The "gaps" in finalisation of the civil nuclear deal with the US do not pose any major problem, India has said, but cautioned against any interference with its strategic programme as it would "undermine" the agreement.
Amid fresh round of parleys on the 123 Agreement, India's key negotiator S Jai Shankar made it clear that the Indo-US civil nuclear deal is not an arms control agreement or a trade off for New Delhi's strategic programme.
"Basically, I do not think there are many problems in the gaps. The issue is how you take broad political principles and make them into legal language," Jai Shankar, Indian high commissioner to Singapore, said at the Carnegie Endowment Conference International Non-proliferation Conference in Washington.

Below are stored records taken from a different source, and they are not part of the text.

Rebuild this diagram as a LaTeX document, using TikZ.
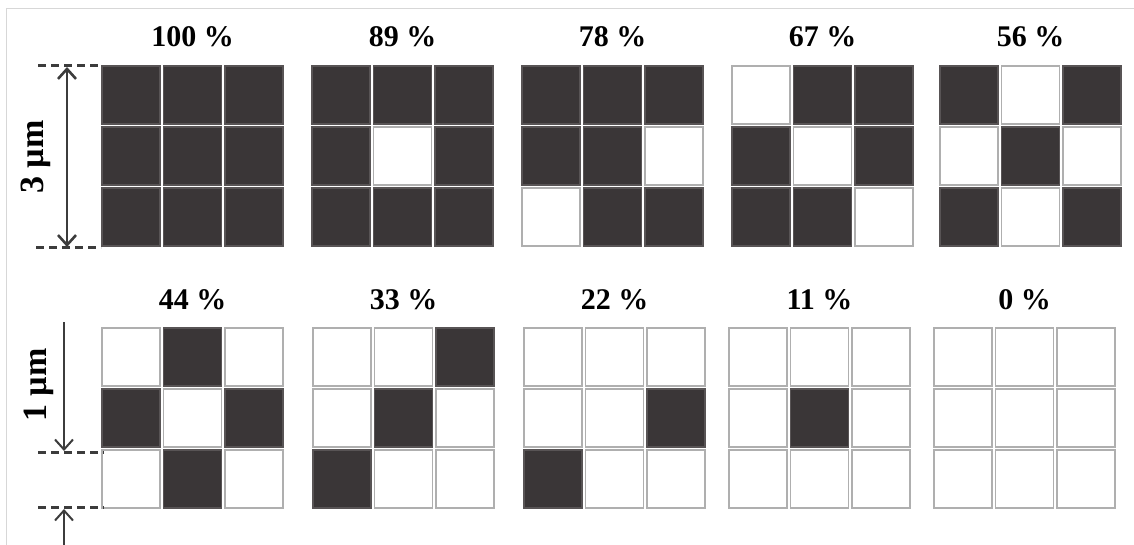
\documentclass[tikz,border=0pt]{standalone}
\usepackage{fontspec}
\setmainfont{Liberation Serif}
\usetikzlibrary{arrows.meta}
\definecolor{cdark}{RGB}{58,54,55}
\definecolor{cedge}{RGB}{175,175,175}
\definecolor{cdim}{RGB}{60,60,60}
\definecolor{cframe}{RGB}{215,215,215}
\tikzset{
  cellbase/.style={rectangle, minimum width=58pt, minimum height=58pt, inner sep=0pt, line width=1.7pt},
  dark/.style={cellbase, fill=cdark, draw=cdark!85!white},
  light/.style={cellbase, fill=white, draw=cedge},
  pct/.style={font=\bfseries\fontsize{30}{32}\selectfont, anchor=base, inner sep=0pt},
  dimlab/.style={font=\bfseries\fontsize{34}{36}\selectfont, inner sep=0pt, rotate=90},
  dashline/.style={draw=cdim, line width=3pt, dash pattern=on 8pt off 5pt},
  tip/.style={},
  dimarrow/.style={draw=cdim, line width=2.6pt},
  dimarrowthin/.style={draw=cdim, line width=2pt},
}
\newcommand{\drawgrid}[5]{%
  \node[pct] (#1lab) at (#2+90.5,#3-19) {#4};
  \foreach \v [count=\k from 0] in {#5} {%
    \pgfmathtruncatemacro{\rr}{int(\k/3)}%
    \pgfmathtruncatemacro{\cc}{mod(\k,3)}%
    \ifnum\v=1 \def\st{dark}\else\def\st{light}\fi
    \node[\st] (#1c\rr\cc) at (#2+29.25+\cc*61.3, #3+29.25+\rr*61.0) {};
  }%
}
\begin{document}
\begin{tikzpicture}[x=1pt,y=-1pt]
\useasboundingbox (0,0) rectangle (1134,545);
% frame lines
\draw[cframe, line width=1pt] (6,545) -- (6,9) -- (1134,9);
% top row
\drawgrid{ga}{102}{66}{100 \%}{1,1,1,1,1,1,1,1,1}
\drawgrid{gb}{312}{66}{89 \%}{1,1,1,1,0,1,1,1,1}
\drawgrid{gc}{522}{66}{78 \%}{1,1,1,1,1,0,0,1,1}
\drawgrid{gd}{732}{66}{67 \%}{0,1,1,1,0,1,1,1,0}
\drawgrid{ge}{940}{66}{56 \%}{1,0,1,0,1,0,1,0,1}
% bottom row
\drawgrid{gf}{102}{328}{44 \%}{0,1,0,1,0,1,0,1,0}
\drawgrid{gg}{313}{328}{33 \%}{0,0,1,0,1,0,1,0,0}
\drawgrid{gh}{524}{328}{22 \%}{0,0,0,0,0,1,1,0,0}
\drawgrid{gi}{729}{328}{11 \%}{0,0,0,0,1,0,0,0,0}
\drawgrid{gj}{934}{328}{0 \%}{0,0,0,0,0,0,0,0,0}
% 3 um dimension
\coordinate (da1) at (38,66);
\coordinate (da2) at (101,66);
\coordinate (db1) at (36,248);
\coordinate (db2) at (101,248);
\draw[dashline] (da1) -- (da2);
\draw[dashline] (db1) -- (db2);
\coordinate (aTop) at (67,67);
\coordinate (aBot) at (67,247);
\draw[dimarrow, {Straight Barb[length=10pt,width=18pt,line width=2.6pt]}-{Straight Barb[length=10pt,width=18pt,line width=2.6pt]}] (aTop) -- (aBot);
\node[dimlab] (l3) at (36,157) {3 µm};
% 1 um dimension
\coordinate (dc1) at (38,452);
\coordinate (dc2) at (104,452);
\coordinate (dd1) at (38,507);
\coordinate (dd2) at (104,507);
\draw[dashline] (dc1) -- (dc2);
\draw[dashline] (dd1) -- (dd2);
\coordinate (bStart) at (64,322);
\coordinate (bEnd) at (64,451);
\draw[dimarrowthin, -{Straight Barb[length=10pt,width=18pt,line width=2pt]}] (bStart) -- (bEnd);
\coordinate (cStart) at (64,545);
\coordinate (cEnd) at (64,509);
\draw[dimarrowthin, -{Straight Barb[length=10pt,width=18pt,line width=2pt]}] (cStart) -- (cEnd);
\node[dimlab] (l1) at (39,385) {1 µm};
\end{tikzpicture}
\end{document}
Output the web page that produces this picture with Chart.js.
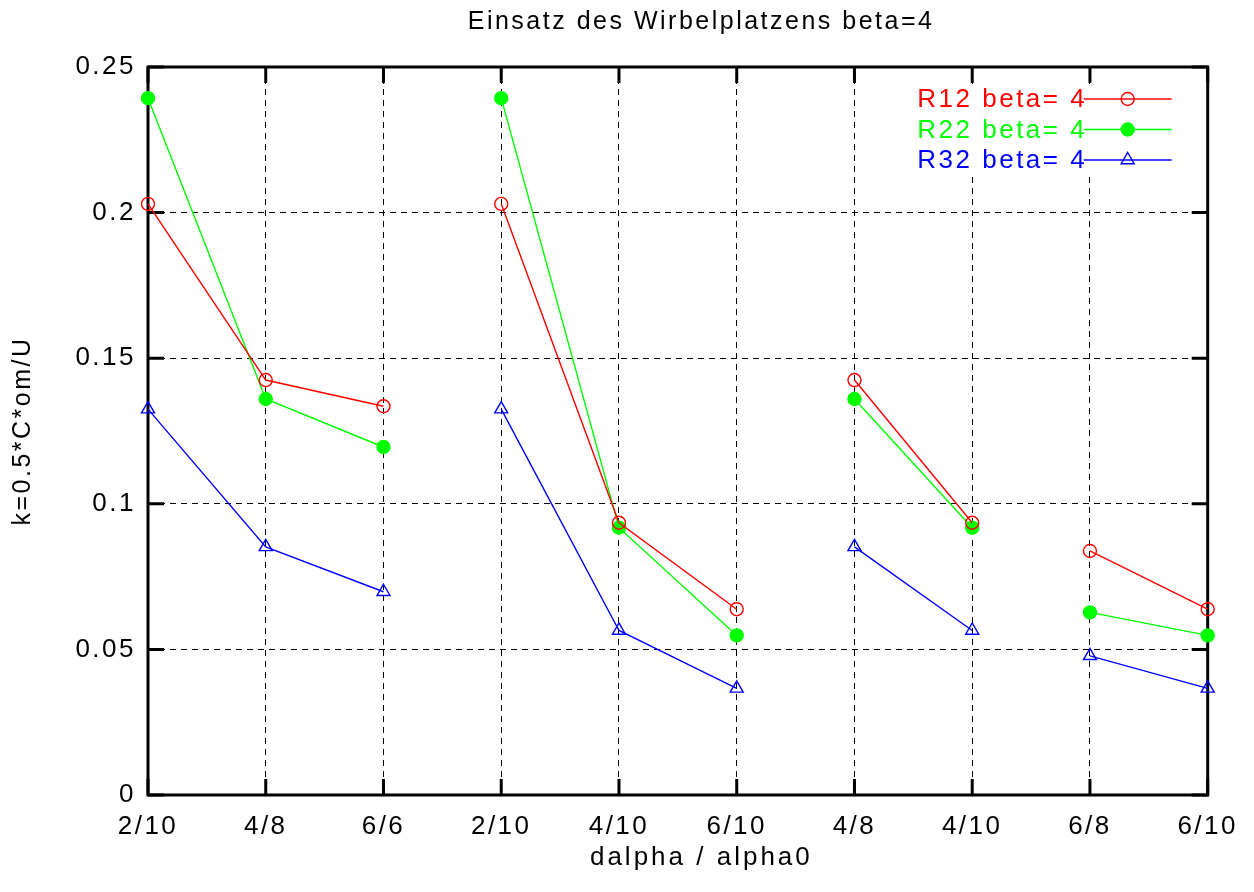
<!DOCTYPE html>
<html><head><meta charset="utf-8">
<script src="https://cdn.jsdelivr.net/npm/chart.js@4/dist/chart.umd.min.js"></script>
<style>html,body{margin:0;padding:0;background:#fff}#wrap{width:1254px;height:892px}</style>
</head><body><div id="wrap"><canvas id="c" width="1254" height="892"></canvas></div>
<script>
const categories = ['2/10','4/8','6/6','2/10','4/10','6/10','4/8','4/10','6/8','6/10'];
const segmentGroups = [0,0,0,1,1,1,2,2,3,3];
const seriesNames = ['R12 beta= 4','R22 beta= 4','R32 beta= 4'];
const r12 = [0.203, 0.1425, 0.1335, 0.203, 0.0935, 0.0638, 0.1425, 0.0935, 0.0838, 0.0638];
const r22 = [0.2393, 0.136, 0.1195, 0.2393, 0.0918, 0.0548, 0.136, 0.0918, 0.0627, 0.0548];
const r32 = [0.1325, 0.0852, 0.0698, 0.1325, 0.0565, 0.0366, 0.0852, 0.0565, 0.0478, 0.0366];
const yTickLabels = ['0','0.05','0.1','0.15','0.2','0.25'];
const chartTitle = 'Einsatz des Wirbelplatzens beta=4';
const xTitle = 'dalpha / alpha0';
const yTitle = 'k=0.5*C*om/U';

const FONT = '"Liberation Sans", Arial, Helvetica, sans-serif';
const LS = 2.5;
function setLS(chart, v){ if ('letterSpacing' in chart.ctx) chart.ctx.letterSpacing = (v === undefined ? LS : v) + 'px'; }

function mk(label, data, color, style, filled, radius) {
  return {
    label, data, borderColor: color, backgroundColor: color, borderWidth: 1.4,
    pointStyle: style, pointRadius: radius, pointHoverRadius: radius,
    pointBorderColor: color, pointBackgroundColor: filled ? color : 'rgba(0,0,0,0)',
    pointBorderWidth: 1.4, tension: 0, fill: false, spanGaps: false,
    _filled: filled,
    segment: { borderColor: c => segmentGroups[c.p0DataIndex] !== segmentGroups[c.p1DataIndex] ? 'rgba(0,0,0,0)' : color }
  };
}

const lsPlugin = {
  id: 'ls',
  beforeUpdate: c => setLS(c), beforeLayout: c => setLS(c), beforeDraw: c => setLS(c)
};

const framePlugin = {
  id: 'frame',
  beforeDatasetsDraw(chart) {
    const {ctx, chartArea: {left, right, top, bottom}, scales: {x, y}} = chart;
    ctx.save();
    ctx.setLineDash([]);
    ctx.strokeStyle = '#000';
    ctx.lineWidth = 3;
    ctx.strokeRect(left, top, right - left, bottom - top);
    ctx.beginPath();
    const tl = 16;
    for (let i = 0; i < x.ticks.length; i++) {
      const px = x.getPixelForTick(i);
      ctx.moveTo(px, bottom); ctx.lineTo(px, bottom - tl);
      ctx.moveTo(px, top); ctx.lineTo(px, top + tl);
    }
    for (let j = 0; j < y.ticks.length; j++) {
      const py = y.getPixelForTick(j);
      ctx.moveTo(left, py); ctx.lineTo(left + tl, py);
      ctx.moveTo(right, py); ctx.lineTo(right - tl, py);
    }
    ctx.stroke();
    ctx.restore();
  }
};

const textPlugin = {
  id: 'texts',
  afterDraw(chart) {
    const {ctx, chartArea: {left, right, bottom}} = chart;
    ctx.save();
    ctx.fillStyle = '#000';
    ctx.textAlign = 'center';
    ctx.textBaseline = 'middle';
    const cx = (left + right) / 2 + 22;
    setLS(chart, 2.5);
    ctx.font = '25px ' + FONT;
    ctx.fillText(chartTitle, cx + 1.25, 22);
    setLS(chart, 3);
    ctx.font = '26px ' + FONT;
    ctx.fillText(xTitle, cx + 1.5, bottom + 63);
    ctx.restore();
  }
};

function drawMarker(ctx, style, filled, r, x, y, color) {
  ctx.beginPath();
  if (style === 'triangle') {
    let rad = 0;
    ctx.moveTo(x + Math.sin(rad) * r, y - Math.cos(rad) * r);
    rad += 2 * Math.PI / 3;
    ctx.lineTo(x + Math.sin(rad) * r, y - Math.cos(rad) * r);
    rad += 2 * Math.PI / 3;
    ctx.lineTo(x + Math.sin(rad) * r, y - Math.cos(rad) * r);
    ctx.closePath();
  } else {
    ctx.arc(x, y, r, 0, Math.PI * 2);
  }
  if (filled) { ctx.fillStyle = color; ctx.fill(); }
  ctx.strokeStyle = color; ctx.lineWidth = 1.4; ctx.stroke();
}

const keyPlugin = {
  id: 'key',
  afterDatasetsDraw(chart) {
    const {ctx, chartArea: {right, top}} = chart;
    ctx.save();
    setLS(chart);
    ctx.setLineDash([]);
    ctx.fillStyle = '#fff';
    ctx.fillRect(right - 306, top + 17, 290, 88);
    ctx.font = '26px ' + FONT;
    ctx.textAlign = 'right';
    ctx.textBaseline = 'middle';
    chart.data.datasets.forEach((ds, i) => {
      const yy = top + 32 + i * 30.5;
      ctx.fillStyle = ds.borderColor;
      ctx.fillText(ds.label, right - 123 + LS, yy + 1);
      ctx.strokeStyle = ds.borderColor;
      ctx.lineWidth = 1.4;
      ctx.beginPath();
      ctx.moveTo(right - 124, yy); ctx.lineTo(right - 36, yy);
      ctx.stroke();
      drawMarker(ctx, ds.pointStyle, ds._filled, ds.pointRadius, right - 80, yy, ds.borderColor);
    });
    ctx.restore();
  }
};

const gridCommon = { color: '#000', lineWidth: 1, drawTicks: false };

new Chart(document.getElementById('c'), {
  type: 'line',
  data: {
    labels: categories,
    datasets: [
      mk(seriesNames[0], r12, '#ff0000', 'circle', false, 6.5),
      mk(seriesNames[1], r22, '#00ff00', 'circle', true, 6.5),
      mk(seriesNames[2], r32, '#0000ff', 'triangle', false, 7.5)
    ]
  },
  options: {
    responsive: false,
    animation: false,
    devicePixelRatio: 1,
    layout: { padding: { left: 0, right: 43, top: 67, bottom: 0 } },
    plugins: {
      legend: { display: false },
      tooltip: { enabled: false },
      title: { display: false }
    },
    scales: {
      x: {
        type: 'category',
        offset: false,
        grid: gridCommon,
        border: { display: false, dash: [6, 5] },
        ticks: { color: '#000', font: { family: FONT, size: 26 }, padding: 16, autoSkip: false, maxRotation: 0 },
        title: { display: false },
        afterFit(s) { s.height = 97; }
      },
      y: {
        min: 0, max: 0.25,
        grid: gridCommon,
        border: { display: false, dash: [6, 5] },
        ticks: { stepSize: 0.05, color: '#000', font: { family: FONT, size: 26 }, padding: 12,
          callback: (v, i) => yTickLabels[i] },
        title: { display: true, text: yTitle, color: '#000', font: { family: FONT, size: 25 }, padding: { top: 8, bottom: 0 } },
        afterFit(s) { s.width = 148; }
      }
    }
  },
  plugins: [lsPlugin, framePlugin, keyPlugin, textPlugin]
});
</script>
</body></html>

While translating the March 2006 and the July 2005 understandings into the 123 Agreement, the two sides are working on a legal document with "a worst case contingency approach," said Jai Shankar, former joint secretary (Americas) in the External Affairs Ministry who has been involved in the negotiations since the start.
"You have to find very exacting, very rigorous language to reflect that. And that is where the challenge lies," he said.
Emphasising that India's strategic programme is clearly outside the purview of the Indo-US understanding, Jai Shankar said, "Any attempts to intrude into that domain or determine externally what India regards as its national prerogative would obviously undermine the basis of the agreement."